The Nasdaq in May announced updated eligibility requirements for a stock to be included in the Nasdaq 100. The changes allow stocks to be eligible to join the index 15 days after an IPO, compared to a previous wait period of at least three months.
“All the different index providers needed to look at their rules and make sure they were fit for purpose, taking into consideration that SpaceX is the largest IPO in history,” said Peter Haynes, head of index and market structure research at TD Securities.
Will SpaceX have a big influence on the Nasdaq 100?

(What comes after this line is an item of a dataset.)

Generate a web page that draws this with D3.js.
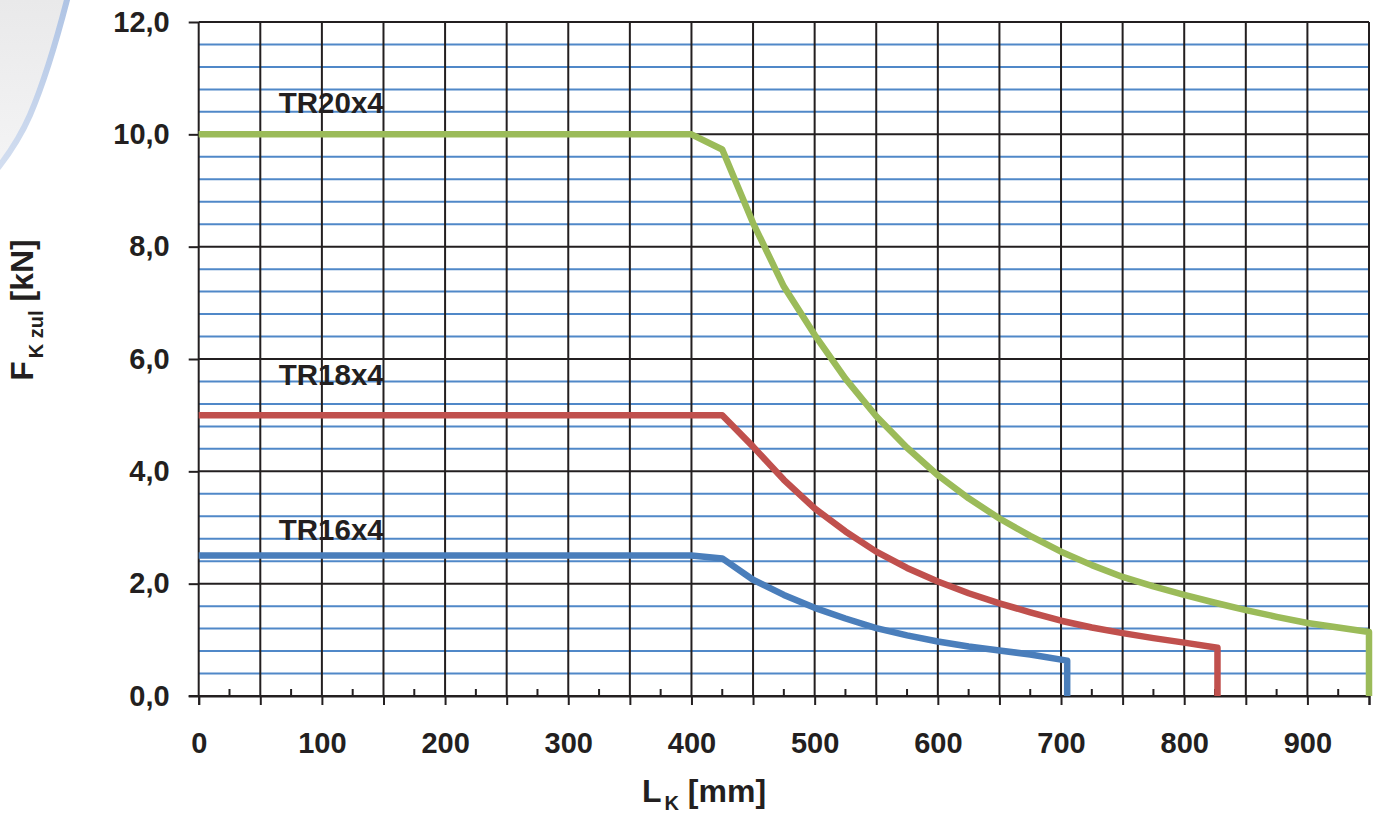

While SpaceX’s market value of more than $2 trillion makes it the sixth-largest publicly traded stock in the United States, it enters the Nasdaq 100 with a significantly smaller weighting and influence.
Nasdaq’s index methodology weights stocks based on the amount of shares available for trading. SpaceX went public with less than 5% of its shares available for trading, meaning its weight in the index will start out much smaller than its true market value.
If you own $100 worth of the Nasdaq 100, you would own about $1 worth of SpaceX shares. SpaceX’s weighting in the Nasdaq 100 could increase significantly over time as more shares become available for trading as lock-up periods expire and the supply of shares on the market increases.
How to avoid exposure to SpaceX?
As SpaceX becomes a feature of more indexes, some investors might want to limit – or outright avoid – exposure to the stock.
For some investors, CEO Elon Musk has become a polarizing figure. Other investors might be skeptical of SpaceX’s valuation. Analysts at Morningstar value the company at half of its IPO debut, with one forecast suggesting intense volatility.
Since SpaceX will not be eligible for inclusion in the S&P 500 for at least a year, buying the S&P 500 would be one of the simplest methods for those investors who wish to avoid SpaceX. (The S&P 500 does, however, include Tesla, Musk’s electric vehicle company).
The blue-chip Dow doesn’t include SpaceX or Tesla. Investing in international index funds to avoid US companies entirely is another strategy.
Different individuals have different reasons for investing. There are pros and cons to trying to build strategies based on avoiding specific companies, noted Warren Hurt, chief investment officer at F&M Trust.
Individuals must weigh what they’re comfortable investing in against the possibility of missing out on returns by avoiding high-growth tech companies. Ultimately, it’s a bet, and a personal choice.
“I think the beauty of what our financial markets offer is there’s a way to really build any strategy that you like,” Hurt said. “You’ve got to decide what allows you to sleep at night.”
How to increase exposure to SpaceX?
For investors eager to trade SpaceX shares, there are various products available to buy and sell.
Exchange-traded funds, or ETFs, that aim to double SpaceX’s gains (but on the downside, also its losses), are hitting the market.
Of course, investors can also buy and sell SpaceX shares directly.
What to watch for
SpaceX shares are up almost 20% from the IPO target price of $135 a share. Still, SpaceX shares are down 21% from their closing peak shortly after the IPO.
Analysts expect the stock price volatility to continue as investors in upcoming quarters gauge the company’s earnings and forecasts.
In order to eventually be included in the S&P 500, SpaceX would need to register four quarters of profits. It took Tesla 10 years to join the S&P 500.
Meanwhile, SpaceX’s weight in the Nasdaq 100 and its share price performance will be under a microscope. The larger its weight in the Nasdaq 100, the more influence it will have on the index’s performance.
“There are going to be a lot of shares hitting the market in the next six months, so there’s going to be a lot of supply,” Hurt said. “The price volatility isn’t over. If anything, it’s probably just beginning.”